--- START Recorded data ---
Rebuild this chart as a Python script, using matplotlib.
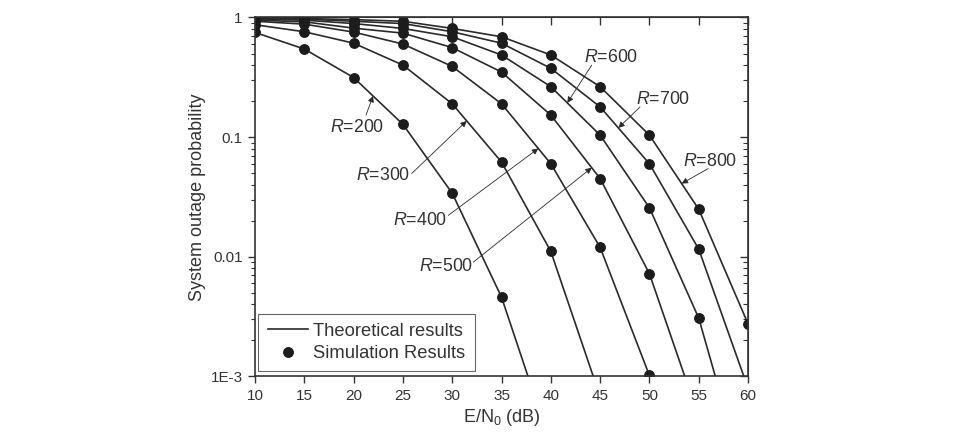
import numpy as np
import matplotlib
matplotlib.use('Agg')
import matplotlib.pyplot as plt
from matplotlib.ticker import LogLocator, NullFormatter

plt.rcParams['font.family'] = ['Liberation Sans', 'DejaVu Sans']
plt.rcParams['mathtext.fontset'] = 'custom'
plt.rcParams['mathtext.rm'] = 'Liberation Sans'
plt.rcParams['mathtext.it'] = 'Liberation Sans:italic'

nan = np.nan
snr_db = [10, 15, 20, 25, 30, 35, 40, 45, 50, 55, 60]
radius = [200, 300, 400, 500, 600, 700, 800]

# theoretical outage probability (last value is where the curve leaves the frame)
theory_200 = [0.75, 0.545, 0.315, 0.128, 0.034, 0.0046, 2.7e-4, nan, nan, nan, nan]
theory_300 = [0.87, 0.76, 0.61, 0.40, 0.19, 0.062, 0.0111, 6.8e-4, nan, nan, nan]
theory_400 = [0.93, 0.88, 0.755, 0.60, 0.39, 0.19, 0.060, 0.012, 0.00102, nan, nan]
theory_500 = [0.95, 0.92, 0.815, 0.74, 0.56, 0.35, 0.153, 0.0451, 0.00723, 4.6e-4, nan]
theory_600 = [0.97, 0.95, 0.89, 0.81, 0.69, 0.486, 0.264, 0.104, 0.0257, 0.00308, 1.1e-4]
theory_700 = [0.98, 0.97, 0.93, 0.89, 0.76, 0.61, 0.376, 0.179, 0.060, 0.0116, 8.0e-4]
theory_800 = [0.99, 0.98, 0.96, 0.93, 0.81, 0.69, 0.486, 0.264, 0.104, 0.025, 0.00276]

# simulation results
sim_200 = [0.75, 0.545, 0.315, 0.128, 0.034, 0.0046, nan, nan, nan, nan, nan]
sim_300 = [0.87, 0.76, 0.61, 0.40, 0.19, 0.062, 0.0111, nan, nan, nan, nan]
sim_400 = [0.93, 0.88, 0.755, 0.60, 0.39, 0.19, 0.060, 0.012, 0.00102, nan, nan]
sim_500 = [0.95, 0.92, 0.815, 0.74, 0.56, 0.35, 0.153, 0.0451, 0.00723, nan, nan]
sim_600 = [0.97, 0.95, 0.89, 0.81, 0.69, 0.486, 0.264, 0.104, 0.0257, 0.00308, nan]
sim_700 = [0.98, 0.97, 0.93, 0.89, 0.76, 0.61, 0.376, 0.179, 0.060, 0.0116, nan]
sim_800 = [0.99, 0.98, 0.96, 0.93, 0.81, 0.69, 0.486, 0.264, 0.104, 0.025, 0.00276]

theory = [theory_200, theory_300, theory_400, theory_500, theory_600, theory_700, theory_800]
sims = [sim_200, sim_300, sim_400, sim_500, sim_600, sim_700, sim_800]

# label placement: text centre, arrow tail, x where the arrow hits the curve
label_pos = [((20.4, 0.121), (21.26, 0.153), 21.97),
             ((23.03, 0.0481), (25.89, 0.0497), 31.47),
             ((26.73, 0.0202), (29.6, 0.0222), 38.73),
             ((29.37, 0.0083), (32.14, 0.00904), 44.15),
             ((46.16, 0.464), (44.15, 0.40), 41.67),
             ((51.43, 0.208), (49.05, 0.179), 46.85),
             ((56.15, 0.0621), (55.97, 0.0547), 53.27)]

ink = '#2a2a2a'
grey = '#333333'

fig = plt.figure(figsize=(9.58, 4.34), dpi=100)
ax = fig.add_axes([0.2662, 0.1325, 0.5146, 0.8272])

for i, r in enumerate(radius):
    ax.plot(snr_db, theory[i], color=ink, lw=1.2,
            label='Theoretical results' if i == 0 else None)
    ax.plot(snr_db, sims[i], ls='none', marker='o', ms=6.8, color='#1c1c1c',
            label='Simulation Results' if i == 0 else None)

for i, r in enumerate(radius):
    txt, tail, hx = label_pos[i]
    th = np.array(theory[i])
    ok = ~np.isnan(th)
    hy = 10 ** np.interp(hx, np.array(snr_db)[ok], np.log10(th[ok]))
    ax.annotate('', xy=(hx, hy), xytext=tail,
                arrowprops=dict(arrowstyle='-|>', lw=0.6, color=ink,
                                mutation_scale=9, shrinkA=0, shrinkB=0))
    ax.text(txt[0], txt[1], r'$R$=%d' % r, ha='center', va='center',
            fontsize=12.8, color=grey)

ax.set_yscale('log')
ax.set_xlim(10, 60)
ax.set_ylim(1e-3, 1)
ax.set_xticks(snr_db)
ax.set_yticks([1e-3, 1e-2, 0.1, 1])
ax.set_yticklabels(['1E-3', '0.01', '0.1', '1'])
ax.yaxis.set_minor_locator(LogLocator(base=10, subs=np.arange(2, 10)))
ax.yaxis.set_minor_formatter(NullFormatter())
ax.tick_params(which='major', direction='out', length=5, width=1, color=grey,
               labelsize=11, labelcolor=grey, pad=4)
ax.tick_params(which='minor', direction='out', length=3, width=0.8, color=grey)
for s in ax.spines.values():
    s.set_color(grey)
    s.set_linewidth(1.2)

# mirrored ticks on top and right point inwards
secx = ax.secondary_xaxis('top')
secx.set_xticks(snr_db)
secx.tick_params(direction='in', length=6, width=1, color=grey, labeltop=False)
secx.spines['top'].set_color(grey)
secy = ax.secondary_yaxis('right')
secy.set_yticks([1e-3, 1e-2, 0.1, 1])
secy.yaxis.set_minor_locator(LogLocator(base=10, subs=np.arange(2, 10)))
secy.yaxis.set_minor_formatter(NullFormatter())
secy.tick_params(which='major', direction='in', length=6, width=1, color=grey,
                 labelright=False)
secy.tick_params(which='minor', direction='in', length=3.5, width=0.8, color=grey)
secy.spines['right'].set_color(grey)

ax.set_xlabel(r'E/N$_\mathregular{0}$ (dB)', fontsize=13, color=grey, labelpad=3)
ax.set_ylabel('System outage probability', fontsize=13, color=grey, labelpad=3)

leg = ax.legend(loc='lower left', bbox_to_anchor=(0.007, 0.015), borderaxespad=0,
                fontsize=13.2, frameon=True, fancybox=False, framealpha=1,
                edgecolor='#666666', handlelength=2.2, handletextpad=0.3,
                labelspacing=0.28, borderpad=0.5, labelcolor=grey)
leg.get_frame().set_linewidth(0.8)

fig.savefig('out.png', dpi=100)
--- END Recorded data ---
Only lines with the word "matplotlib" should be collected from the material.

◆ Written reply:
Rebuild this chart as a Python script, using matplotlib.
import matplotlib
matplotlib.use('Agg')
import matplotlib.pyplot as plt
from matplotlib.ticker import LogLocator, NullFormatter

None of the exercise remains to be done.